■ **Data**
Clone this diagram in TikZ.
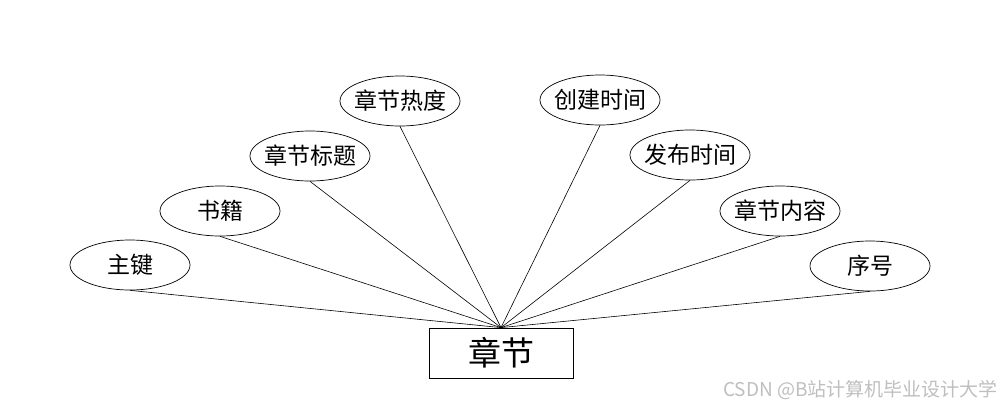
\documentclass[tikz,border=0pt]{standalone}
\usepackage{fontspec}
\newfontfamily\cjk{Noto Sans CJK SC}
\usetikzlibrary{shapes.geometric}
\newcommand\zw[1]{\makebox[0pt][c]{#1}}
\begin{document}
\begin{tikzpicture}[x=1pt,y=-1pt,
  attr/.style={draw, ellipse, line width=0.7pt, minimum width=120pt, minimum height=50pt, inner sep=0pt, font=\cjk\fontsize{23}{23}\selectfont},
  ent/.style={draw, rectangle, line width=0.8pt, minimum width=144pt, minimum height=50pt, inner sep=0pt, font=\cjk\fontsize{33}{33}\selectfont},
  link/.style={line width=0.6pt}]
\useasboundingbox[fill=white] (0,0) rectangle (1000,408);
\node[ent] (e) at (501,353) {章节};
\node[attr] (a1) at (130,265) {\zw{主键}};
\node[attr] (a2) at (220,211) {\zw{书籍}};
\node[attr] (a3) at (310,156) {\zw{章节标题}};
\node[attr] (a4) at (400,101) {\zw{章节热度}};
\node[attr] (a5) at (600,100) {\zw{创建时间}};
\node[attr] (a6) at (690,155) {\zw{发布时间}};
\node[attr] (a7) at (780,211) {\zw{章节内容}};
\node[attr] (a8) at (870,266) {\zw{序号}};
\foreach \n in {a1,a2,a3,a4,a5,a6,a7,a8}
  \draw[link] (\n.south) -- (e.north);
\node[anchor=east, text=black!25, inner sep=0pt, font=\cjk\fontsize{19}{19}\selectfont] (wm) at (998,390) {CSDN @B站计算机毕业设计大学};
\end{tikzpicture}
\end{document}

■ **Task description**
Reproduce each line word for word and drop the pictures.

■ **Result below**
Clone this diagram in TikZ.
\documentclass[tikz,border=0pt]{standalone}
\usepackage{fontspec}
\newfontfamily\cjk{Noto Sans CJK SC}
\usetikzlibrary{shapes.geometric}
\newcommand\zw[1]{\makebox[0pt][c]{#1}}
\begin{document}
\begin{tikzpicture}[x=1pt,y=-1pt,
  attr/.style={draw, ellipse, line width=0.7pt, minimum width=120pt, minimum height=50pt, inner sep=0pt, font=\cjk\fontsize{23}{23}\selectfont},
  ent/.style={draw, rectangle, line width=0.8pt, minimum width=144pt, minimum height=50pt, inner sep=0pt, font=\cjk\fontsize{33}{33}\selectfont},
  link/.style={line width=0.6pt}]
\useasboundingbox[fill=white] (0,0) rectangle (1000,408);
\node[ent] (e) at (501,353) {章节};
\node[attr] (a1) at (130,265) {\zw{主键}};
\node[attr] (a2) at (220,211) {\zw{书籍}};
\node[attr] (a3) at (310,156) {\zw{章节标题}};
\node[attr] (a4) at (400,101) {\zw{章节热度}};
\node[attr] (a5) at (600,100) {\zw{创建时间}};
\node[attr] (a6) at (690,155) {\zw{发布时间}};
\node[attr] (a7) at (780,211) {\zw{章节内容}};
\node[attr] (a8) at (870,266) {\zw{序号}};
\foreach \n in {a1,a2,a3,a4,a5,a6,a7,a8}
  \draw[link] (\n.south) -- (e.north);
\node[anchor=east, text=black!25, inner sep=0pt, font=\cjk\fontsize{19}{19}\selectfont] (wm) at (998,390) {CSDN @B站计算机毕业设计大学};
\end{tikzpicture}
\end{document}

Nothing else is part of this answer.